STATED GOAL:
Leave out the pictures and set down exactly the lines from the start of the listing through the one with "(c3) at (1007.5,-265)", both included.

** start of INFORMATION PROVIDED **

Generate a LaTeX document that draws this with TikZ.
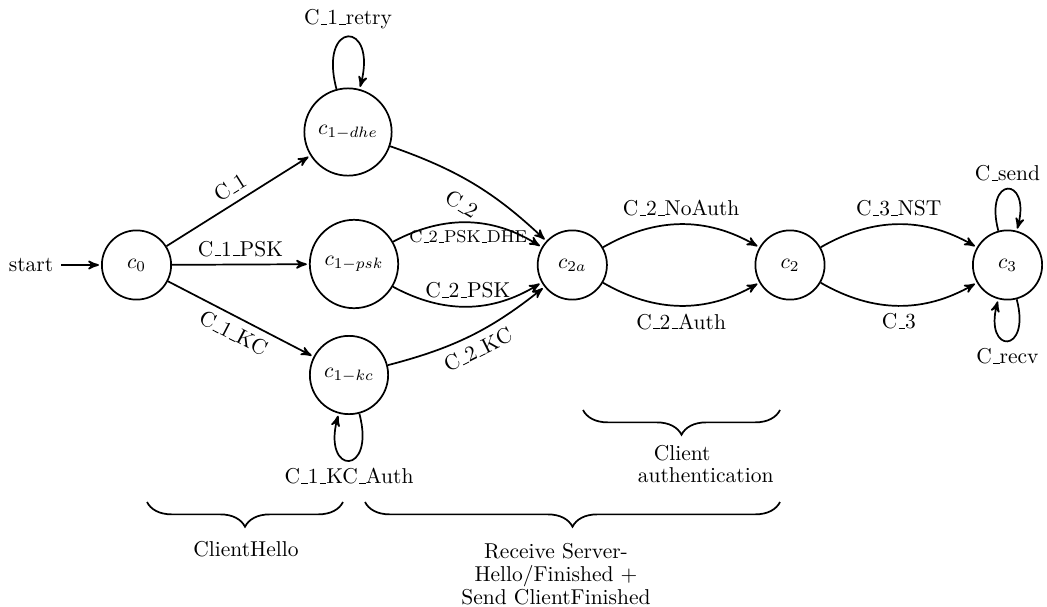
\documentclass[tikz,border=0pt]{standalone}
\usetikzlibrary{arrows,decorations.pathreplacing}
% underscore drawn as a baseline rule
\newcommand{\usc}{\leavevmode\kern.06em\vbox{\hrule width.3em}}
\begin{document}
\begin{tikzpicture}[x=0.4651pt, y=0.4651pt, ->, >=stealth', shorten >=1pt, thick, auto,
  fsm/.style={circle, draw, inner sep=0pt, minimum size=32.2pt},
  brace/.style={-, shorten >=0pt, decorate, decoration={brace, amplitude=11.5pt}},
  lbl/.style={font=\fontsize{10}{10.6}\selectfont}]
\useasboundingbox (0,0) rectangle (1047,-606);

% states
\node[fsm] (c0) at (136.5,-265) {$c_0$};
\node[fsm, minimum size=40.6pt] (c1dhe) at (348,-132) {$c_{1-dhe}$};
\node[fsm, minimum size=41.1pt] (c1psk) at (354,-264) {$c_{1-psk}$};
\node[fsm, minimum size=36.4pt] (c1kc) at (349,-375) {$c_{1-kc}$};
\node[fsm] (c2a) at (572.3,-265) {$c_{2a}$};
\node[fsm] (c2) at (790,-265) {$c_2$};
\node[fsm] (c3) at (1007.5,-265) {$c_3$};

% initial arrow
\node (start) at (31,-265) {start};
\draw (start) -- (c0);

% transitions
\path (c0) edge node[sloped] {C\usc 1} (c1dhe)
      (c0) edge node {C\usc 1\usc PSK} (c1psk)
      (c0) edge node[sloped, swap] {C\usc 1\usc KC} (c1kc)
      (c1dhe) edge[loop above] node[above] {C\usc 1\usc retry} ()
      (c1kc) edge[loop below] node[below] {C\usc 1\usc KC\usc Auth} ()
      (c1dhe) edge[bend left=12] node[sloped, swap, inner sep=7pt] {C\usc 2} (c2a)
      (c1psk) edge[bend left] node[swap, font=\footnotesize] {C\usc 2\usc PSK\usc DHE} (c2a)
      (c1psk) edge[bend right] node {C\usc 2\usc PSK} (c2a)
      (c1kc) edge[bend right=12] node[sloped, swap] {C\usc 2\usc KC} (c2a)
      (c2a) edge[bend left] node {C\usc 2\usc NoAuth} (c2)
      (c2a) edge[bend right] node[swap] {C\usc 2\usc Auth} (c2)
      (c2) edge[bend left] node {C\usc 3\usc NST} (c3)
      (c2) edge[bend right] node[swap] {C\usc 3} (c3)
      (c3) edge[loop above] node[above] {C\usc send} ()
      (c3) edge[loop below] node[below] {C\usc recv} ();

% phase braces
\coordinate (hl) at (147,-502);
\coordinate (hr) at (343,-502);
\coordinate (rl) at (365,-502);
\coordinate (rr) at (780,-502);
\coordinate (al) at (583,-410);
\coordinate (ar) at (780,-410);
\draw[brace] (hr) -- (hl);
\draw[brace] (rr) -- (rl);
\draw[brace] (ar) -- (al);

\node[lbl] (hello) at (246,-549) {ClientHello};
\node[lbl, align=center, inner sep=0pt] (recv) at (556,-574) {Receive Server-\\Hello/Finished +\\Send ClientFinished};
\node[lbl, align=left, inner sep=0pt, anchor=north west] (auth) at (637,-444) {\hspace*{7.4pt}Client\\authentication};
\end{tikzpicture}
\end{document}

** end of INFORMATION PROVIDED **

EXERCISE SOLUTION:
Generate a LaTeX document that draws this with TikZ.
\documentclass[tikz,border=0pt]{standalone}
\usetikzlibrary{arrows,decorations.pathreplacing}
% underscore drawn as a baseline rule
\newcommand{\usc}{\leavevmode\kern.06em\vbox{\hrule width.3em}}
\begin{document}
\begin{tikzpicture}[x=0.4651pt, y=0.4651pt, ->, >=stealth', shorten >=1pt, thick, auto,
  fsm/.style={circle, draw, inner sep=0pt, minimum size=32.2pt},
  brace/.style={-, shorten >=0pt, decorate, decoration={brace, amplitude=11.5pt}},
  lbl/.style={font=\fontsize{10}{10.6}\selectfont}]
\useasboundingbox (0,0) rectangle (1047,-606);

% states
\node[fsm] (c0) at (136.5,-265) {$c_0$};
\node[fsm, minimum size=40.6pt] (c1dhe) at (348,-132) {$c_{1-dhe}$};
\node[fsm, minimum size=41.1pt] (c1psk) at (354,-264) {$c_{1-psk}$};
\node[fsm, minimum size=36.4pt] (c1kc) at (349,-375) {$c_{1-kc}$};
\node[fsm] (c2a) at (572.3,-265) {$c_{2a}$};
\node[fsm] (c2) at (790,-265) {$c_2$};
\node[fsm] (c3) at (1007.5,-265) {$c_3$};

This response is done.